Tivemos o caso das refinarias da Petrobras na Bolívia, que foram tomadas abusivamente pelo governo local. Tivemos a insistência paraguaia impondo a revisão do tratado de Itaipu 15 anos antes do seu término. Tivemos as sucessivas violações do tratado do Mercosul realizadas pela Argentina e as abusivas medidas adotadas pelo governo equatoriano contra empresa brasileira.
A tudo isso o governo Lula assistiu passivamente. Não moveu um dedo.
Pelo contrário, concordou com as arbitrariedades, desmoralizou as gestões anteriores do Itamaraty e, assim, abriu caminho para que amanhã um governo resolva, de moto próprio, descumprir um tratado ou acordo.
A simpatia política com os governos chamados bolivarianos e subserviência a eles chegou ao ponto da absoluta irresponsabilidade.
A Colômbia, que tem tentado estabelecer uma política de cooperação com o governo Lula para melhorar a fiscalização da fronteira, é sistematicamente tratada com hostilidade, inclusive nos fóruns regionais.
Já a Venezuela, que disputa claramente espaço político com o Brasil e que não perde uma oportunidade para debilitar os interesses brasileiros na região (como durante a encampação das refinarias da Petrobras na Bolívia), é tratada como aliada, mesmo tendo uma política externa agressiva, sustentada por fabulosas compras de modernos armamentos. E, como o que está ruim pode piorar, a Venezuela vai entrar no Mercosul.
A diplomacia brasileira tentou por todos os meios ter presença diretiva em vários organismos internacionais e no Conselho de Segurança da ONU.
Como necessitava de votos, considerou natural ignorar graves violações dos direitos humanos em vários países (como o genocídio de Darfur), apoiou ditadores (como Muammar Gaddafi) e até fez campanha para um aspirante a diretor-geral da Unesco notabilizado por declarações de cunho antissemita. Mesmo assim, os candidatos brasileiros foram derrotados, e a estratégia fracassou.
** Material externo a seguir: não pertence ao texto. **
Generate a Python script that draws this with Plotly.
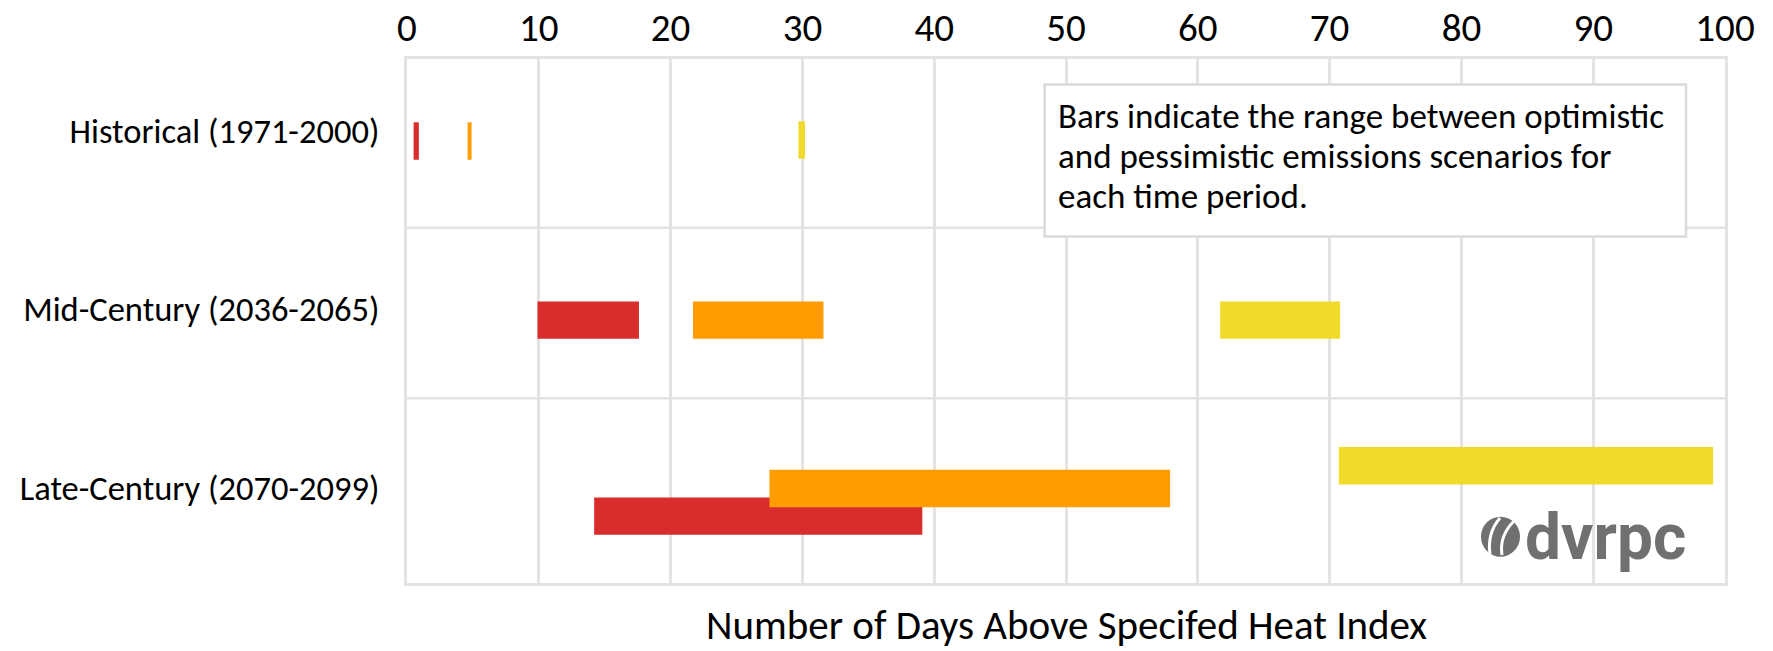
import plotly.graph_objects as go

# ---- data ----
categories = ["Historical (1971-2000)", "Mid-Century (2036-2065)", "Late-Century (2070-2099)"]
red_low = [0.5, 9.9, 14.2]
red_high = [0.9, 17.6, 39.1]
orange_low = [4.6, 21.7, 27.5]
orange_high = [4.9, 31.6, 57.9]
yellow_low = [29.7, 61.7, 70.7]
yellow_high = [30.2, 70.8, 99.1]
x_ticks = [0, 10, 20, 30, 40, 50, 60, 70, 80, 90, 100]
x_title = "Number of Days Above Specifed Heat Index"
note_lines = ["Bars indicate the range between optimistic",
              "and pessimistic emissions scenarios for",
              "each time period."]

# ---- styles ----
FONT = "Carlito, Lato, 'Open Sans', sans-serif"
GRID = "#E3E3E3"
W, H = 1773, 651
ML, MR, MT, MB = 407, 48, 59, 68
PW, PH = W - ML - MR, H - MT - MB


def px(xp):
    return (xp - ML) / PW


def py(yp):
    return (H - MB - yp) / PH


series = [
    ("Series 1", red_low, red_high, "#D92D2D", [-0.049, -0.045, 0.054]),
    ("Series 2", orange_low, orange_high, "#FF9C00", [-0.049, -0.045, -0.101]),
    ("Series 3", yellow_low, yellow_high, "#F0DB2B", [-0.055, -0.045, -0.228]),
]

fig = go.Figure()
for name, lo, hi, color, off in series:
    fig.add_trace(go.Bar(
        name=name,
        y=categories,
        base=lo,
        x=[h - l for l, h in zip(lo, hi)],
        orientation="h",
        marker=dict(color=color, line=dict(width=0)),
        width=0.21,
        offset=off,
        showlegend=False,
    ))

# horizontal separators between category bands
for sep_px in [227.7, 398.3]:
    fig.add_shape(type="line", xref="paper", yref="paper", x0=0, x1=1,
                  y0=py(sep_px), y1=py(sep_px),
                  line=dict(color=GRID, width=2.5), layer="below")

fig.update_layout(
    width=W, height=H, autosize=False,
    margin=dict(l=ML, r=MR, t=MT, b=MB, pad=0, autoexpand=False),
    paper_bgcolor="white", plot_bgcolor="white",
    barmode="overlay",
    font=dict(family=FONT, color="#000000"),
    xaxis=dict(
        side="top", range=[0, 100], tickvals=x_ticks, automargin=False,
        showgrid=True, gridcolor=GRID, gridwidth=2.5,
        showline=True, linecolor=GRID, linewidth=2.5, mirror=True,
        zeroline=False, ticks="", tickfont=dict(size=39, family=FONT),
        ticklabelstandoff=0, fixedrange=True,
    ),
    yaxis=dict(
        type="category", categoryorder="array", categoryarray=categories,
        range=[2.534, -0.404], showgrid=False, automargin=False,
        showline=True, linecolor=GRID, linewidth=2.5, mirror=True,
        zeroline=False, ticks="", tickfont=dict(size=34.5, family=FONT),
        ticklabelstandoff=18, fixedrange=True,
    ),
)

# note box
fig.add_shape(type="rect", xref="paper", yref="paper",
              x0=px(1044.6), x1=px(1686), y0=py(236.5), y1=py(84.5),
              fillcolor="white", line=dict(color="#DADADA", width=2.5),
              layer="above")
for i, line in enumerate(note_lines):
    fig.add_annotation(
        xref="paper", yref="paper", x=px(1056), y=py(116.5 + 39.5 * i),
        xanchor="left", yanchor="middle", align="left", showarrow=False,
        text=line, font=dict(size=35, family=FONT, color="#000000"),
    )

# axis title (placed at bottom)
fig.add_annotation(
    xref="paper", yref="paper", x=0.5, y=py(625), xanchor="center",
    yanchor="middle", showarrow=False, text=x_title,
    font=dict(size=41, family=FONT, color="#000000"),
)

# dvrpc logo
LOGO = "#707070"
fig.add_shape(type="circle", xref="paper", yref="paper",
              x0=px(1481), x1=px(1520), y0=py(556.7), y1=py(516.7),
              fillcolor=LOGO, line=dict(width=0), layer="above")
for (sx, sy), (cx, cy), (ex, ey) in [
    ((1500, 518), (1487, 533), (1490, 554)),
    ((1514, 521), (1499, 536), (1502, 555)),
]:
    fig.add_shape(type="path", xref="paper", yref="paper",
                  path=f"M {px(sx)},{py(sy)} Q {px(cx)},{py(cy)} {px(ex)},{py(ey)}",
                  line=dict(color="white", width=3), layer="above")
fig.add_annotation(
    xref="paper", yref="paper", x=px(1523), y=py(537), xanchor="left",
    yanchor="middle", showarrow=False, text="<b>dvrpc</b>",
    font=dict(size=64, family="Roboto, 'DejaVu Sans', sans-serif", color=LOGO),
)

fig.write_html("out.html", config={"displayModeBar": False},
               post_script="document.body.style.margin='0px';")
O presidente Lula transformou o Itamaraty em uma espécie de Íbis, clube de futebol pernambucano celebrizado pelo número de derrotas.
O Brasil precisa ter papel relevante nos organismos e nas negociações internacionais. Disso ninguém discorda. Mas a maturidade econômica do país não condiz com uma política externa inconsequente. Não é com base em aventureirismo que o país vai ser respeitado. E muito menos servindo de cavalo de troia de bufões latino-americanos.
Um dos grandes desafios para o século 21 brasileiro é a construção de uma política externa global, que enfrente os desafios da nova ordem internacional. Um bom caminho para dar início a essa discussão é aproveitar a próxima eleição e, pela primeira vez, transformar a política externa em tema eleitoral.
MARCO ANTONIO VILLA , 54, historiador, é professor de história da UFScar (Universidade Federal de São Carlos) e autor, entre outros livros, de "Jango, um Perfil".